DPUCZDX8G for Zynq UltraScale+ MPSoCs Product Guide (PG338)

Document ID
Release Date
4.1 English

The DPUCZDX8G IP can be configured with various convolution architectures which are related to the parallelism of the convolution unit. The architectures for the DPUCZDX8G IP include B512, B800, B1024, B1152, B1600, B2304, B3136, and B4096.

There are three dimensions of parallelism in the DPUCZDX8G convolution architecture: pixel parallelism, input channel parallelism, and output channel parallelism. The input channel parallelism is always equal to the output channel parallelism (this is equivalent to channel_parallel in Table 8).

Figure 1. Visualizing the three dimensions of parallelism

In Figure 10, input channel parallelism (ICP) = 3; output channel parallelism (OCP) = 3; and pixel parallelism (PP) = 2. OCP is equivalent to the number of kernels used during a convolution computation. The pixels used in the figure are arbitrary to maintain clarity.
Note: The elements used in the computation use 1 pixel from each channel (the red cuboids in the figure). With ICP = OCP = 3 and PP = 2, the number of convolution MACs per cycle is 3 * 3 * 2 = 18.
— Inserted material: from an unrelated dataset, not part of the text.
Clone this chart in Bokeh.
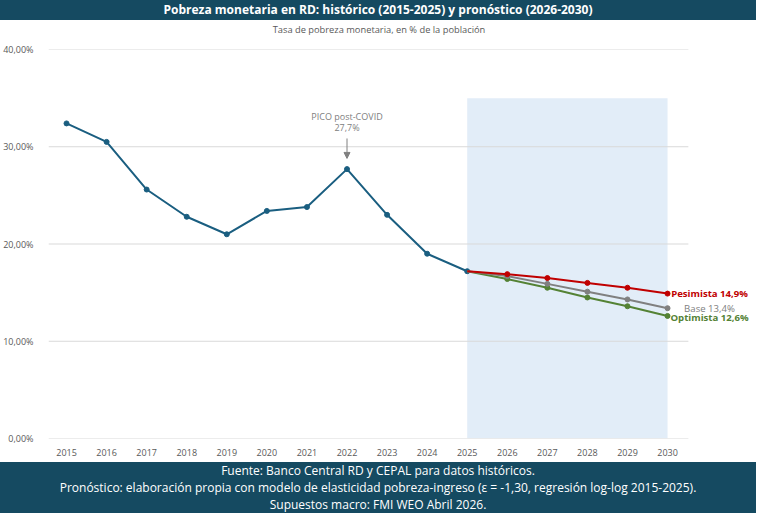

The different architectures require different programmable logic resources. The larger architectures can achieve higher performance with more resources. The parallelism for the different architectures is listed in the following table.

Table 1. Parallelism for Different Convolution Architectures
DPUCZDX8G Architecture Pixel Parallelism (PP) Input Channel Parallelism (ICP) Output Channel Parallelism (OCP) Peak Ops (operations/per cycle)
B512 4 8 8 512
B800 4 10 10 800
B1024 8 8 8 1024
B1152 4 12 12 1152
B1600 8 10 10 1600
B2304 8 12 12 2304
B3136 8 14 14 3136
B4096 8 16 16 4096
  1. In each clock cycle, the convolution array performs a multiplication and an accumulation, which are counted as two operations. Thus, the peak number of operations per cycle is equal to PP*ICP*OCP*2.